* [Exercise materials]:
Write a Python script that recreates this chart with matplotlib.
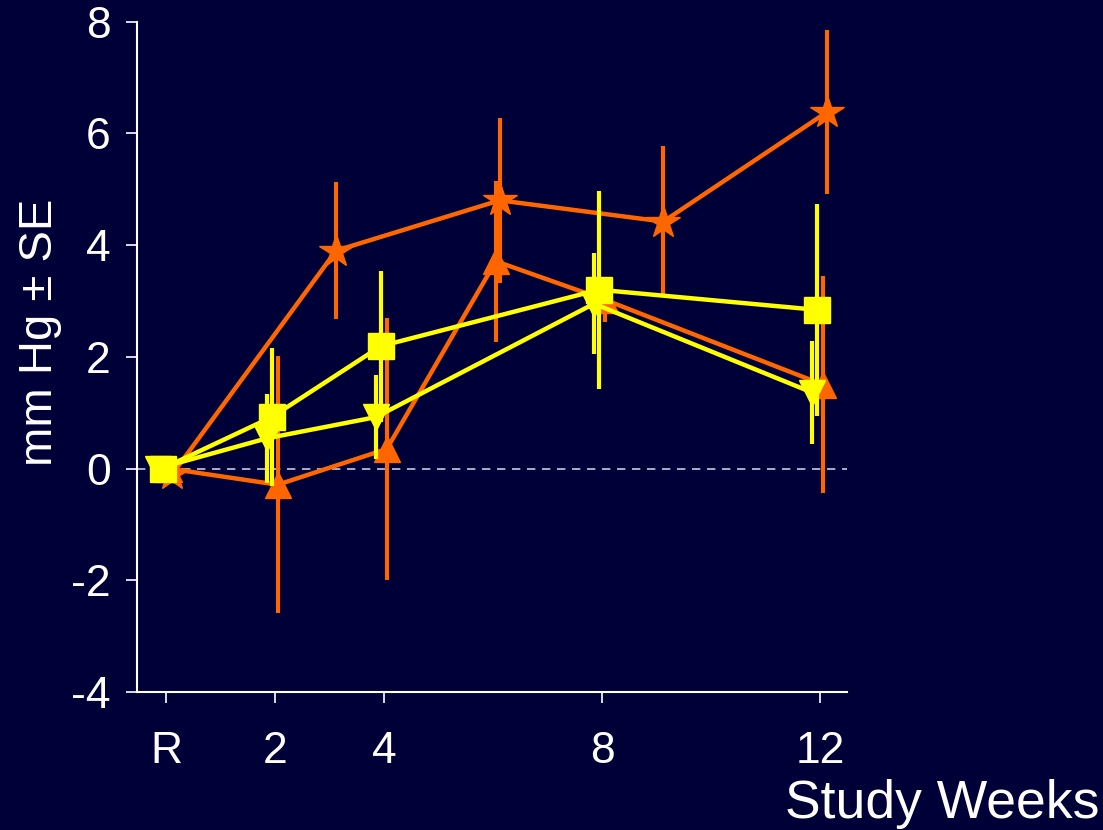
import matplotlib

matplotlib.use("Agg")
import matplotlib.pyplot as plt

# study weeks per series (R = run-in, plotted at 0)
star_weeks = [0, 3, 6, 9, 12]
star_mean = [-0.1, 3.9, 4.8, 4.42, 6.38]
star_se = [0.0, 1.23, 1.48, 1.35, 1.47]

tri_weeks = [0, 2, 4, 6, 8, 12]
tri_mean = [0.0, -0.29, 0.35, 3.71, 3.02, 1.5]
tri_se = [0.0, 2.3, 2.34, 1.44, 0.4, 1.94]

sq_weeks = [0, 2, 4, 8, 12]
sq_mean = [0.0, 0.92, 2.19, 3.2, 2.84]
sq_se = [0.0, 1.24, 1.35, 1.77, 1.9]

dt_weeks = [0, 2, 4, 8, 12]
dt_mean = [0.0, 0.54, 0.92, 2.95, 1.36]
dt_se = [0.0, 0.8, 0.75, 0.9, 0.92]

tick_pos = [0, 2, 4, 8, 12]
tick_lab = ["R", "2", "4", "8", "12"]

BG = "#000038"
ORANGE = "#FF6600"
YELLOW = "#FFFF00"

plt.rcParams["font.family"] = ["Liberation Sans", "DejaVu Sans"]

fig = plt.figure(figsize=(11.03, 8.3), dpi=100, facecolor=BG)
ax = fig.add_axes([0.1242, 0.1663, 0.6438, 0.8077], facecolor=BG)

ax.axhline(0, color="#C8C8E8", lw=1.2, ls=(0, (5, 4)), zorder=1)


def series(weeks, mean, se, dx, color, marker, ms, z):
    xs = [w + dx for w in weeks]
    ax.errorbar(xs, mean, yerr=se, fmt="none", ecolor=color, elinewidth=3, capsize=0, zorder=z)
    ax.plot(xs, mean, color=color, lw=3.2, marker=marker, ms=ms, mec=color, mfc=color, zorder=z + 0.5)


series(tri_weeks, tri_mean, tri_se, 0.05, ORANGE, "^", 19, 2)
series(star_weeks, star_mean, star_se, 0.12, ORANGE, "*", 25, 3)
series(dt_weeks, dt_mean, dt_se, -0.15, YELLOW, "v", 19, 4)
series(sq_weeks, sq_mean, sq_se, -0.06, YELLOW, "s", 19, 5)

ax.set_xlim(-0.53, 12.49)
ax.set_ylim(-4, 8)
ax.set_xticks(tick_pos)
ax.set_xticklabels(tick_lab)
ax.set_yticks([-4, -2, 0, 2, 4, 6, 8])
ax.set_yticklabels(["-4", "-2", "0", "2", "4", "6", "8"])

for s in ["top", "right"]:
    ax.spines[s].set_visible(False)
for s in ["left", "bottom"]:
    ax.spines[s].set_color("white")
    ax.spines[s].set_linewidth(1.5)
ax.tick_params(axis="both", colors="white", length=8, width=1.2, direction="out", labelsize=32)
ax.tick_params(axis="x", pad=20)
ax.tick_params(axis="y", pad=11)

fig.text(0.036, 1 - 332 / 830, "mm Hg \u00b1 SE", rotation=90, color="white",
         fontsize=34, ha="center", va="center")
fig.text(0.997, 1 - 818 / 830, "Study Weeks", color="white", fontsize=38.5,
         ha="right", va="baseline")

fig.savefig("out.png", facecolor=BG)
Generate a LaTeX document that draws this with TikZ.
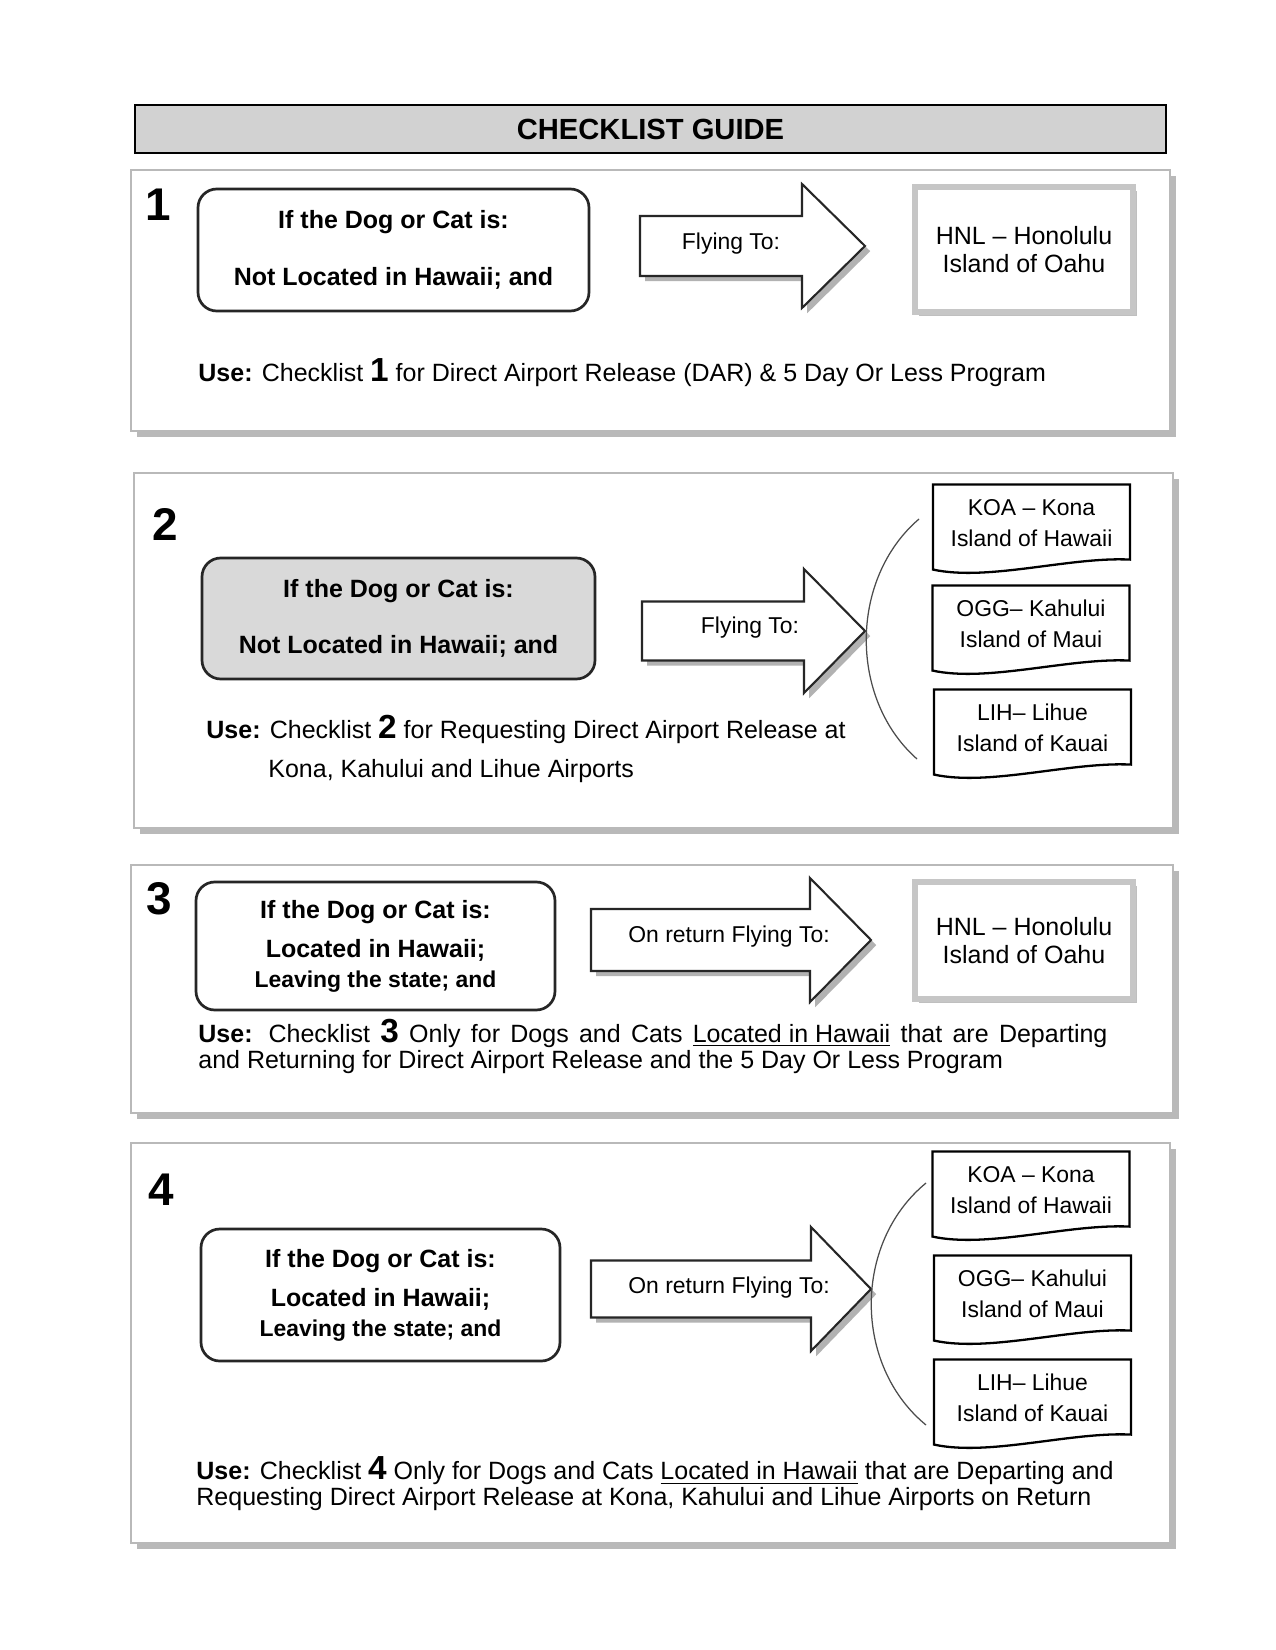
\documentclass[tikz,border=0pt]{standalone}
\usepackage{fontspec}
\setmainfont{Liberation Sans}
\usetikzlibrary{shadows,calc}
\newlength\pxu
\setlength\pxu{0.48pt}
\tikzset{
  titlebar/.style={draw, line width=1pt, fill=gray!35, font=\fontsize{14}{16}\selectfont\bfseries},
  panel/.style={draw=gray!55, fill=white, line width=0.8pt, drop shadow={shadow xshift=3pt, shadow yshift=-3pt, fill=gray!55, opacity=1}},
  bignum/.style={font=\fontsize{22}{22}\selectfont\bfseries},
  petbox/.style={draw=black!85, fill=white, line width=1.3pt, rounded corners=9pt, align=center, font=\fontsize{12}{14}\selectfont\bfseries},
  flytxt/.style={font=\fontsize{11}{13}\selectfont},
  arrowline/.style={draw=black!85, fill=white, line width=1pt, drop shadow={shadow xshift=2.5pt, shadow yshift=-2.5pt, fill=gray!60, opacity=1}},
  hnlbox/.style={draw=gray!45, line width=3pt, fill=white, align=center, font=\fontsize{12}{13.4}\selectfont, drop shadow={shadow xshift=2pt, shadow yshift=-2pt, fill=gray!50, opacity=1}},
  islandbox/.style={minimum width=196\pxu, minimum height=76\pxu, align=center, font=\fontsize{11}{15}\selectfont},
  docline/.style={draw=black, line width=1.1pt},
  usetxt/.style={anchor=west, inner sep=0pt, align=left, font=\fontsize{12}{12.5}\selectfont},
  bracket/.style={draw=black!70, line width=0.6pt},
}
\newcommand{\listnum}[1]{{\fontsize{16}{16}\selectfont\bfseries #1}}
% tail x, neck x, tip x, mid y, half body
\newcommand{\flyarrow}[5]{%
  \draw[arrowline] (#1,#4-#5) -- (#2,#4-#5) -- (#2,#4-62) -- (#3,#4) -- (#2,#4+62) -- (#2,#4+#5) -- (#1,#4+#5) -- cycle;}
\newcommand{\docoutline}[1]{%
  \draw[docline] (#1.north west) -- (#1.north east) -- ($(#1.north east)+(0,75)$)
    .. controls ($(#1.north east)+(-60,72)$) and ($(#1.north west)+(55,97)$) .. ($(#1.north west)+(0,85)$) -- cycle;}

\begin{document}
\begin{tikzpicture}[x=0.48pt, y=-0.48pt]
  \useasboundingbox (0,0) rectangle (1275,1650);
  \node[titlebar, minimum width=1031\pxu, minimum height=48\pxu] (title) at (650.5,129) {CHECKLIST GUIDE};

  % panels
  \node[panel, minimum width=1039\pxu, minimum height=261\pxu] (p1) at (650.5,300.5) {};
  \node[panel, minimum width=1039\pxu, minimum height=355\pxu] (p2) at (653.5,650.5) {};
  \node[panel, minimum width=1042\pxu, minimum height=248\pxu] (p3) at (652,989) {};
  \node[panel, minimum width=1039\pxu, minimum height=400\pxu] (p4) at (650.5,1343) {};

  \node[bignum] (n1) at (158,205) {1};
  \node[bignum] (n2) at (165,524) {2};
  \node[bignum] (n3) at (159,899) {3};
  \node[bignum] (n4) at (161,1190) {4};

  % 1
  \node[petbox, minimum width=391\pxu, minimum height=122\pxu] (b1) at (393.5,250) {If the Dog or Cat is:\\[13pt]Not Located in Hawaii; and};
  \flyarrow{640}{802}{865}{246}{30}
  \node[flytxt] (f1) at (731,244) {Flying To:};
  \node[hnlbox, minimum width=218\pxu, minimum height=125\pxu] (hnl1) at (1024,249.5) {HNL – Honolulu\\Island of Oahu};
  \node[usetxt] (u1) at (198,373) {\textbf{Use:} Checklist \listnum{1} for Direct Airport Release (DAR) \& 5 Day Or Less Program};

  % 2
  \node[petbox, fill=gray!30, minimum width=393\pxu, minimum height=121\pxu] (b2) at (398.5,618.5) {If the Dog or Cat is:\\[13pt]Not Located in Hawaii; and};
  \flyarrow{642}{804}{865}{631}{29.5}
  \node[flytxt] (f2) at (750,628) {Flying To:};
  \draw[bracket] (919,519) .. controls (849,579) and (849,699) .. (917,759);
  \node[islandbox] (koa2) at (1031.5,523) {KOA – Kona\\Island of Hawaii};
  \node[islandbox] (ogg2) at (1031,624) {OGG– Kahului\\Island of Maui};
  \node[islandbox] (lih2) at (1032.5,728) {LIH– Lihue\\Island of Kauai};
  \docoutline{koa2}
  \docoutline{ogg2}
  \docoutline{lih2}
  \node[usetxt] (u2) at (206,749) {\textbf{Use:} Checklist \listnum{2} for Requesting Direct Airport Release at\\[6.5pt]\hspace*{62\pxu}Kona, Kahului and Lihue Airports};

  % 3
  \node[petbox, minimum width=359\pxu, minimum height=128\pxu] (b3) at (375.5,946) {If the Dog or Cat is:\\[5pt]Located in Hawaii;\\{\fontsize{11}{13}\selectfont Leaving the state; and}};
  \flyarrow{591}{810}{871}{940}{31}
  \node[flytxt] (f3) at (729,937) {On return Flying To:};
  \node[hnlbox, minimum width=218\pxu, minimum height=117\pxu] (hnl3) at (1024,940.5) {HNL – Honolulu\\Island of Oahu};
  \node[usetxt] (u3) at (198,1046) {\makebox[909\pxu][s]{\textbf{Use:} Checklist \listnum{3} Only for Dogs and Cats \underline{Located\ in\ Hawaii} that are Departing}\\and Returning for Direct Airport Release and the 5 Day Or Less Program};

  % 4
  \node[petbox, minimum width=359\pxu, minimum height=132\pxu] (b4) at (380.5,1295) {If the Dog or Cat is:\\[5pt]Located in Hawaii;\\{\fontsize{11}{13}\selectfont Leaving the state; and}};
  \flyarrow{591}{811}{871}{1289}{28.5}
  \node[flytxt] (f4) at (729,1288) {On return Flying To:};
  \draw[bracket] (926,1183) .. controls (853,1243) and (853,1365) .. (926,1425);
  \node[islandbox] (koa4) at (1031,1190) {KOA – Kona\\Island of Hawaii};
  \node[islandbox] (ogg4) at (1032.5,1294) {OGG– Kahului\\Island of Maui};
  \node[islandbox] (lih4) at (1032.5,1398) {LIH– Lihue\\Island of Kauai};
  \docoutline{koa4}
  \docoutline{ogg4}
  \docoutline{lih4}
  \node[usetxt] (u4) at (196,1484) {\textbf{Use:} Checklist \listnum{4} Only for Dogs and Cats \underline{Located in Hawaii} that are Departing and\\Requesting Direct Airport Release at Kona, Kahului and Lihue Airports on Return};
\end{tikzpicture}
\end{document}
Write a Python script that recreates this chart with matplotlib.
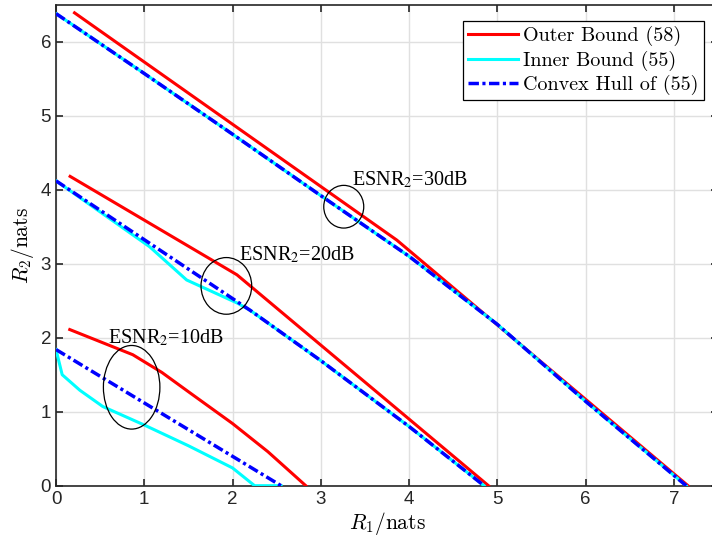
import numpy as np
import matplotlib
matplotlib.use('Agg')
import matplotlib.pyplot as plt
from matplotlib.patches import Ellipse

plt.rcParams['mathtext.fontset'] = 'cm'
plt.rcParams['font.family'] = ['Liberation Sans', 'DejaVu Sans']

# ESNR2 = 30 dB
x30_outer = [0.21, 3.86, 7.16]
y30_outer = [6.39, 3.32, 0.0]
x30_inner = [0, 1, 2, 3, 4, 5, 6, 7.14]
y30_inner = [6.38, 5.57, 4.75, 3.92, 3.10, 2.18, 1.14, 0.0]
x30_hull = [0, 1, 2, 3, 4, 5, 6, 7.14]
y30_hull = [6.38, 5.57, 4.75, 3.92, 3.10, 2.18, 1.14, 0.0]

# ESNR2 = 20 dB
x20_outer = [0.16, 2.05, 4.90]
y20_outer = [4.18, 2.85, 0.0]
x20_inner = [0, 0.5, 1.06, 1.48, 2.05, 2.2, 3, 4, 4.85]
y20_inner = [4.12, 3.70, 3.23, 2.78, 2.47, 2.37, 1.69, 0.80, 0.0]
x20_hull = [0, 2.2, 3, 4, 4.85]
y20_hull = [4.12, 2.37, 1.69, 0.80, 0.0]

# ESNR2 = 10 dB
x10_outer = [0.156, 0.87, 1.2, 1.5, 2.0, 2.4, 2.83]
y10_outer = [2.11, 1.77, 1.53, 1.27, 0.84, 0.46, 0.0]
x10_inner = [0, 0.07, 0.27, 0.53, 1.0, 1.5, 2.0, 2.25, 2.55]
y10_inner = [1.84, 1.50, 1.29, 1.07, 0.82, 0.54, 0.24, 0.0, 0.0]
x10_hull = [0, 2.55]
y10_hull = [1.84, 0.0]

# annotations: label, text position, ellipse centre, ellipse width/height
notes = [
    ("ESNR$_2$=10dB", (0.59, 1.93), (0.857, 1.33), 0.64, 1.13),
    ("ESNR$_2$=20dB", (2.07, 3.04), (1.93, 2.70), 0.574, 0.766),
    ("ESNR$_2$=30dB", (3.35, 4.06), (3.26, 3.77), 0.453, 0.577),
]

fig = plt.figure(figsize=(7.12, 5.38), dpi=100)
ax = fig.add_axes([56 / 712, 52.3 / 538, 662 / 712, 481 / 538])

dash = (0, (3.0, 1.0, 0.9, 1.0))
outers = [(x30_outer, y30_outer), (x20_outer, y20_outer), (x10_outer, y10_outer)]
inners = [(x30_inner, y30_inner), (x20_inner, y20_inner), (x10_inner, y10_inner)]
hulls = [(x30_hull, y30_hull), (x20_hull, y20_hull), (x10_hull, y10_hull)]

for i in range(3):
    ax.plot(*outers[i], color='red', lw=2.2, label='Outer Bound (58)' if i == 0 else None, zorder=3)
    ax.plot(*inners[i], color='cyan', lw=2.2, label='Inner Bound (55)' if i == 0 else None, zorder=4)
    ax.plot(*hulls[i], color='blue', lw=2.5, linestyle=dash,
            label='Convex Hull of (55)' if i == 0 else None, zorder=5)

for txt, tpos, cpos, w, h in notes:
    ax.text(tpos[0], tpos[1], txt, fontsize=14.5, family=['Liberation Serif', 'DejaVu Serif'],
            math_fontfamily='stix', ha='left', va='baseline', zorder=6)
    ax.add_patch(Ellipse(cpos, w, h, fill=False, edgecolor='black', lw=0.9, zorder=6))

ax.set_xlim(0, 7.5)
ax.set_ylim(0, 6.5)
ax.set_xticks(range(0, 8))
ax.set_yticks(range(0, 7))
ax.grid(True, color='#e0e0e0', lw=1.0)
ax.set_axisbelow(True)
ax.tick_params(direction='in', top=True, right=True, length=5, width=1.2,
               labelsize=13.5, color='#262626', labelcolor='#262626')
for s in ax.spines.values():
    s.set_color('#262626')
    s.set_linewidth(1.2)

ax.set_xlabel(r'$R_1/\mathrm{nats}$', fontsize=15.5, labelpad=2)
ax.set_ylabel(r'$R_2/\mathrm{nats}$', fontsize=15.5, labelpad=3)

leg = ax.legend(loc='upper right', bbox_to_anchor=(704 / 712, 1 - 21 / 538),
                bbox_transform=fig.transFigure, borderaxespad=0,
                prop={'family': 'cmr10', 'size': 14.5}, fancybox=False,
                framealpha=1, edgecolor='black', handlelength=2.5,
                handletextpad=0.25, borderpad=0.25, labelspacing=0.22)
leg.get_frame().set_linewidth(0.9)

plt.savefig('out.png', dpi=100)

* [Aim of the task]:
In the entries above, find the line that contains "tri_se = [0.0, 2.3, 2.34, 1.44, 0.4, 1.94]", then repeat exactly every line from the first one through that line, with no pictures.

* [Exercise output]:
Write a Python script that recreates this chart with matplotlib.
import matplotlib

matplotlib.use("Agg")
import matplotlib.pyplot as plt

# study weeks per series (R = run-in, plotted at 0)
star_weeks = [0, 3, 6, 9, 12]
star_mean = [-0.1, 3.9, 4.8, 4.42, 6.38]
star_se = [0.0, 1.23, 1.48, 1.35, 1.47]

tri_weeks = [0, 2, 4, 6, 8, 12]
tri_mean = [0.0, -0.29, 0.35, 3.71, 3.02, 1.5]
tri_se = [0.0, 2.3, 2.34, 1.44, 0.4, 1.94]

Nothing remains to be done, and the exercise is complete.